The “unifying framework” that the US Bureau of Labor Statistics follows in designing the consumer price index, according to the agency’s handbook of methods, involves attempting to answer this question:

What is the cost, at this month’s market prices, of achieving the standard of living actually attained in the base period?

So, yes, it is a little weird that 24% of the latest CPI, the main US measure of inflation, consists not of market prices but of “the implicit rent that owner occupants would have to pay if they were renting their homes.”

This “owner’s equivalent rent” tends to make non-economists’ heads explode, generating frequent criticism from investors and others. But there’s no sign it’s going anywhere. From 1953 through 1982, the BLS used a different measure based mainly on the prices of new houses and monthly mortgage payments before abandoning it in the face of theory-based critiques from economists and practical concerns about how much volatility it added to the CPI. So, yes, owner’s equivalent rent is weird, but there doesn’t seem to be an obviously better alternative.

Some important questions are being raised at the moment, though, about how the BLS measures the rent from which owner’s equivalent rent is derived. Contrary to widely held belief, this is not done by asking homeowners how much they think their houses would rent for. That question is in fact asked but is used to determine the weighting that owner’s equivalent rent is given in CPI (the 24% mentioned above). The monthly changes that determine the inflation rate are estimated from changes in rents on similar dwellings, and those changes in rents are measured by asking thousands of American renters how much they’re paying. (The 7.4% of CPI that is actual rent is also measured by this survey.)

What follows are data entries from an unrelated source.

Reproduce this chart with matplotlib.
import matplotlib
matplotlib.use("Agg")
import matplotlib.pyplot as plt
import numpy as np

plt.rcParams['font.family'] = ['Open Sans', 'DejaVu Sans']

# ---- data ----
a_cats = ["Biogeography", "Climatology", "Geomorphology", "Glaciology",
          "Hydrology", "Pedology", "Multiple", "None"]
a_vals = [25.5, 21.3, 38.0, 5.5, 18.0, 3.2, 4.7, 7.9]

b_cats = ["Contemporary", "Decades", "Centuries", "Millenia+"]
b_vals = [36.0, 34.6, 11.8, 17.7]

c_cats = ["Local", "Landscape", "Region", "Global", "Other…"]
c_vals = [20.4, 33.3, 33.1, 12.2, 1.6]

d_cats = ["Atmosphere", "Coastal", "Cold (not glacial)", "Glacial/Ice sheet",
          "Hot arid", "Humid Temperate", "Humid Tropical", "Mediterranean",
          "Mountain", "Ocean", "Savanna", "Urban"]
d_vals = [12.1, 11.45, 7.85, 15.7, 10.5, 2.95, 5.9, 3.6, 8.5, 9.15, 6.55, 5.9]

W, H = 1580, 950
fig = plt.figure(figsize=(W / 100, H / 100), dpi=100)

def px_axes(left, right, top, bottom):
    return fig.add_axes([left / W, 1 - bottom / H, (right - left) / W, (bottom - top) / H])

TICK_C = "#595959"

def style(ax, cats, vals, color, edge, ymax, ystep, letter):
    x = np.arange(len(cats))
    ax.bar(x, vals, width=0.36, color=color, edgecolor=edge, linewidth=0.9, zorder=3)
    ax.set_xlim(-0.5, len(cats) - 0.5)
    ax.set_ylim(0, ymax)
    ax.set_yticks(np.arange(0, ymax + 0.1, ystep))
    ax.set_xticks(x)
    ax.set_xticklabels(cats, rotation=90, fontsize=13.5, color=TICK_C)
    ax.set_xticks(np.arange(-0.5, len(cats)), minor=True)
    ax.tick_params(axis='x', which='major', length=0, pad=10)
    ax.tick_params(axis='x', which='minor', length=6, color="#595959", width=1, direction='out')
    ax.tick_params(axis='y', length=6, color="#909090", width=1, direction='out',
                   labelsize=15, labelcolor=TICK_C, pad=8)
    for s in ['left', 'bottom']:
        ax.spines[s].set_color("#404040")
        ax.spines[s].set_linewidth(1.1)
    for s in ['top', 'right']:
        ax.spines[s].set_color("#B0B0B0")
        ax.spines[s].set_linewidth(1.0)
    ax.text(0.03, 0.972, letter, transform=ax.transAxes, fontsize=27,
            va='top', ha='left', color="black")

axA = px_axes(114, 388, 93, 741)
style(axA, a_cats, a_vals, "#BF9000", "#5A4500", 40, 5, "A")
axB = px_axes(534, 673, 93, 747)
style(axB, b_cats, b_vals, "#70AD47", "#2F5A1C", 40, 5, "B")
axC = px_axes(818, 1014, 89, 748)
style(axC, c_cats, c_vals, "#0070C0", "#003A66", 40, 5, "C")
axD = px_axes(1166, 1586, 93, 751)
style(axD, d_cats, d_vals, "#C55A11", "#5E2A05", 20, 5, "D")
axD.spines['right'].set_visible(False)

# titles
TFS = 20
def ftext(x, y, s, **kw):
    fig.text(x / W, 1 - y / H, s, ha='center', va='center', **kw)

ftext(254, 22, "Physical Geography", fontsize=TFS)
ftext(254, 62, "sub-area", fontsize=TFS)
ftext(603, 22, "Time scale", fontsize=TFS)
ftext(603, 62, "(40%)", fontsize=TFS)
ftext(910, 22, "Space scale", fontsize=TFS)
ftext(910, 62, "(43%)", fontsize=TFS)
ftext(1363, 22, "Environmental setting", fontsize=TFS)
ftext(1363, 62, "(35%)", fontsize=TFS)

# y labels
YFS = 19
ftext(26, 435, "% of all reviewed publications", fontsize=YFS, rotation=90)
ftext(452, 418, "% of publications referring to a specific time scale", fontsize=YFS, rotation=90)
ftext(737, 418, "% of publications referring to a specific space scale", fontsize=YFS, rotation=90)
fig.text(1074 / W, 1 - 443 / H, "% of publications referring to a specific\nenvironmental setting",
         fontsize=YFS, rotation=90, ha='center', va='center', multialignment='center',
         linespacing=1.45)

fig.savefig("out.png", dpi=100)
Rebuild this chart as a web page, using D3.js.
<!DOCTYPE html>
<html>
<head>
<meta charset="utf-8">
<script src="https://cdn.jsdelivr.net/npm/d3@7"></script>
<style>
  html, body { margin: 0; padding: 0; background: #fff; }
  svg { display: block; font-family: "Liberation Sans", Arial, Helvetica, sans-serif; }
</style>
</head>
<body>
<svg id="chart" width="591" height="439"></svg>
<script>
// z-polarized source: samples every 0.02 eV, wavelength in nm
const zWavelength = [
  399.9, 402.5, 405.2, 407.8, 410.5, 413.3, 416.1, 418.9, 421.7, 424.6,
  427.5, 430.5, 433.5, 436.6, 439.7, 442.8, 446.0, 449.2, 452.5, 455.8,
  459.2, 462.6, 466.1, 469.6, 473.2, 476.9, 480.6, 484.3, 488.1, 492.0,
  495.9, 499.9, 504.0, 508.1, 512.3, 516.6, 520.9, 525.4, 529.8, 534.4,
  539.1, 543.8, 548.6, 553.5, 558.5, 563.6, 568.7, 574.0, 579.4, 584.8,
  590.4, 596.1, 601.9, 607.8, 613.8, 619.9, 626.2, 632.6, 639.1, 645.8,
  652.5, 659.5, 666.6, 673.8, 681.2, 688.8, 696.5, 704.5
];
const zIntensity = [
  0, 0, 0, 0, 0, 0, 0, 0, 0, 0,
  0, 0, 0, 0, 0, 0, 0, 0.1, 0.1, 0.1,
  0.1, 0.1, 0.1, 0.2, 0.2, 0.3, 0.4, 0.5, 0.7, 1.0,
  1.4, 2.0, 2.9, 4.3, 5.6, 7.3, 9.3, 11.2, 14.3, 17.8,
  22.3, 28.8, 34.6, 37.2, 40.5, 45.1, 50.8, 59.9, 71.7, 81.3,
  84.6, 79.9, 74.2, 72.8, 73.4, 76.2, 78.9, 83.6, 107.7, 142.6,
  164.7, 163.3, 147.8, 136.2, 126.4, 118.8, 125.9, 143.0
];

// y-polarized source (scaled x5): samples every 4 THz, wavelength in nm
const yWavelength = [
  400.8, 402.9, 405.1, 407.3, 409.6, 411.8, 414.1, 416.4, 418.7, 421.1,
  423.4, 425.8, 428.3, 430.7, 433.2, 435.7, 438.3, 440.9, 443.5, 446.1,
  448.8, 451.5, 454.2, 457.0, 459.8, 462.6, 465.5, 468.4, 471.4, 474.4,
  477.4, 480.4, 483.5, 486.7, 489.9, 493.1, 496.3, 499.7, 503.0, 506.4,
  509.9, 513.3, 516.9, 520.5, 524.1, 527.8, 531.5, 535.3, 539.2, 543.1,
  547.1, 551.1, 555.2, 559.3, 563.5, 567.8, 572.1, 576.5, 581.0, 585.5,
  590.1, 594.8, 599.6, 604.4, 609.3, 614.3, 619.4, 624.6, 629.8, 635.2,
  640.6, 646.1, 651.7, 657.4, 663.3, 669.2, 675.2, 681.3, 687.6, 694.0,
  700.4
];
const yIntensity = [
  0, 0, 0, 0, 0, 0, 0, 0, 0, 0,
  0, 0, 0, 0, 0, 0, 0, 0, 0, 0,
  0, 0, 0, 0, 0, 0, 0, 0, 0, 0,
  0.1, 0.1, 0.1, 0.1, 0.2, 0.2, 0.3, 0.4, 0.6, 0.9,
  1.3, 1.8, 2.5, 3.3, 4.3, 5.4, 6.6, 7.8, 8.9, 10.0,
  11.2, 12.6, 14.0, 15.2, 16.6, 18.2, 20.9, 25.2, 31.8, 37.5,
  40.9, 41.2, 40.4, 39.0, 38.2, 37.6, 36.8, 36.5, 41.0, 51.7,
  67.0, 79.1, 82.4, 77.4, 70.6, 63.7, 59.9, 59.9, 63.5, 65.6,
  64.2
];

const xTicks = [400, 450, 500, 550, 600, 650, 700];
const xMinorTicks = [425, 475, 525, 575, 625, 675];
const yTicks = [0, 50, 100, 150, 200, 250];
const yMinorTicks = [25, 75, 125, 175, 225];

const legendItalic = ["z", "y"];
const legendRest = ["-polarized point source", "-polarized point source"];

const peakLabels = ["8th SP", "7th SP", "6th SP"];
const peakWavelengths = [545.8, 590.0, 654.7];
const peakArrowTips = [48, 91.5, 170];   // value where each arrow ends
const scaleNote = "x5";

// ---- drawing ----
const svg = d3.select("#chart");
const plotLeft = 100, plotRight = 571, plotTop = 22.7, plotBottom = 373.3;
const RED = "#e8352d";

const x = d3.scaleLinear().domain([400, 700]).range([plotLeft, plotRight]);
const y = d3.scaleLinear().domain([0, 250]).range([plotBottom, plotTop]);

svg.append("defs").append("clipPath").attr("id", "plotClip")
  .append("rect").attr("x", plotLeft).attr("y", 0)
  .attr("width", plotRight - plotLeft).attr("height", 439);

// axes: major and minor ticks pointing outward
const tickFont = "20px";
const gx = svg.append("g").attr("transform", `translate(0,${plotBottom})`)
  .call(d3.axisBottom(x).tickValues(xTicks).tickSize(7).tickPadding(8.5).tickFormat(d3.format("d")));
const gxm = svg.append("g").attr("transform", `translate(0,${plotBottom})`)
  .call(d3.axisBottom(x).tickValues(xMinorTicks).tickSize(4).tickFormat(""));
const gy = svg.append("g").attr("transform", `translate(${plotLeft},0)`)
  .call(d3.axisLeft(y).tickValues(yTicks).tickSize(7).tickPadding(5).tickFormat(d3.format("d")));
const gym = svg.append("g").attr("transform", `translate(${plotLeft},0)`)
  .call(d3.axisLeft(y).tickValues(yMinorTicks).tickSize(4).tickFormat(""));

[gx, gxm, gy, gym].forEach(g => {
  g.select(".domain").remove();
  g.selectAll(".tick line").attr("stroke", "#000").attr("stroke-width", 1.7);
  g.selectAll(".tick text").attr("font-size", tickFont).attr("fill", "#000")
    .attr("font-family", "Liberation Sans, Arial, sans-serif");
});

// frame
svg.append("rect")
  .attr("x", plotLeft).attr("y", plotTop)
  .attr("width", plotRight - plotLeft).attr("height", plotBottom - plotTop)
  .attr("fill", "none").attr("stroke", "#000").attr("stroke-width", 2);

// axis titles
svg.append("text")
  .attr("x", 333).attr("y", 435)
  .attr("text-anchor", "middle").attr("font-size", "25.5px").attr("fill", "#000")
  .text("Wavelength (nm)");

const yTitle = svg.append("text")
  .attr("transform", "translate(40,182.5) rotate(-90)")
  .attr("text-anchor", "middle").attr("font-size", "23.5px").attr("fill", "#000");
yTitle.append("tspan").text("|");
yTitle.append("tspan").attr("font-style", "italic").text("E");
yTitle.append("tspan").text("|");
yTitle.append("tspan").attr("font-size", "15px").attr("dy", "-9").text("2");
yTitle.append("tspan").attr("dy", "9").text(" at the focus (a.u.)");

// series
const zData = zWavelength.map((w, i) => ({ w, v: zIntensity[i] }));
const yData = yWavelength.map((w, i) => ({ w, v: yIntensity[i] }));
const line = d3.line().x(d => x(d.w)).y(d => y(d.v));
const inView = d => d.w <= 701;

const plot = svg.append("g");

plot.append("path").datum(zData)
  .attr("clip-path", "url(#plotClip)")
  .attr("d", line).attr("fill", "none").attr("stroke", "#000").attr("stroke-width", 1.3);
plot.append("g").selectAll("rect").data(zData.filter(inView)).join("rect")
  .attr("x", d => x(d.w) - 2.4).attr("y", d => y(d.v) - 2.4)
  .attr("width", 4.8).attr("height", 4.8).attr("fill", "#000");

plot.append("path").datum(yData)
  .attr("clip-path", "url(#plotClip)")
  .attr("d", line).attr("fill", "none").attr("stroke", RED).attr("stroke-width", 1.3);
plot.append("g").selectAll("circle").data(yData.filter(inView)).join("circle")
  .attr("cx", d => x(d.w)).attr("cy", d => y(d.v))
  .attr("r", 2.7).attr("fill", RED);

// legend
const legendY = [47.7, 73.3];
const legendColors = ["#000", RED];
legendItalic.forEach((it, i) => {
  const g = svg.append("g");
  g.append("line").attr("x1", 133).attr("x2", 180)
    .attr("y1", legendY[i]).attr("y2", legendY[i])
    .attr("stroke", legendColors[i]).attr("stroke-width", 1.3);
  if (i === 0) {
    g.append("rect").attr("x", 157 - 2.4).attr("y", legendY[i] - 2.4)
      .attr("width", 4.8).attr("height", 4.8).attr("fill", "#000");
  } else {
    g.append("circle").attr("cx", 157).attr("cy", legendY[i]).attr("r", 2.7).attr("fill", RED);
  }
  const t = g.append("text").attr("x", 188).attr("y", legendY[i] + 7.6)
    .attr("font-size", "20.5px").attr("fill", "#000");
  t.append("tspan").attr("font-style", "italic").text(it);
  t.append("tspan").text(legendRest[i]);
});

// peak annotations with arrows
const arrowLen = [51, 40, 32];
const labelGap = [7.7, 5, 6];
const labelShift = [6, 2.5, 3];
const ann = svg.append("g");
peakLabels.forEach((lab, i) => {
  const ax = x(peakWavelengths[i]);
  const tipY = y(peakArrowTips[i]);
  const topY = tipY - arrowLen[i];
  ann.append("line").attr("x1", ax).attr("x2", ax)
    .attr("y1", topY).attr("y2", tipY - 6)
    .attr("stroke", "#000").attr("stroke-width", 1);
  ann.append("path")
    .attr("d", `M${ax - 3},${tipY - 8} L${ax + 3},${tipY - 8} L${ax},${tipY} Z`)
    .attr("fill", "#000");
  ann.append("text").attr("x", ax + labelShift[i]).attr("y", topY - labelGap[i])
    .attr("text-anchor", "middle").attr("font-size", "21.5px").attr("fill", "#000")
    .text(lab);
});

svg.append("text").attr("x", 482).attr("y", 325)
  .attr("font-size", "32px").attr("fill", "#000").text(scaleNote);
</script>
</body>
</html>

Does this truly represent market prices? That is, if you’re on a two-year lease, or you’re a long-term renter with a good relationship with your landlord, does the change (or lack of it) in your rent accurately reflect what’s going on with the cost of housing? Probably not, argued economists Brent W. Ambrose and Jiro Yoshida of Pennsylvania State University and N. Edward Coulson of the University of California at Irvine in a series of papers, the first of which appears to have begun circulating in 2012, and Adam Ozimek (now chief economist of the Economic Innovation Group, a Washington think tank) in a 2013 Temple University doctoral dissertation. Better to focus on new leases and thus measure what Ozimek called “marginal rents”:

Marginal rents reflect market turning points sooner, and show a larger post housing bubble decline in rents. In addition, marginal rents are shown to forecast overall inflation better than average rents.

The experience of the past couple of years has done a lot to reinforce this view. Zillow publishes a monthly rent index that measures changes in asking rents for apartments and houses (so do Apartment List and CoreLogic, but I use Zillow’s here because it’s available in seasonally adjusted form), and it shows rent inflation accelerating rapidly during the first eight months of last year and decelerating since, while CPI shelter inflation increased only slowly last year and has kept rising this year.

Last month, the BLS released a working paper by two of its economists and two at the Federal Reserve Bank of Cleveland that more or less endorsed this approach. The authors assembled their own rent indexes from BLS rent microdata and found that “rent inflation for new tenants leads the official BLS rent inflation by 4 quarters. As rent is the largest component of the consumer price index, this has implications for our understanding of aggregate inflation dynamics and guiding monetary policy.”

The most important of those implications would seem to be that the Federal Reserve’s policy-making committee was behind the curve when it started raising interest rates in March — a year after rents on new leases started exploding — and could end up late again in pivoting to easier monetary policy long after rents have started to fall.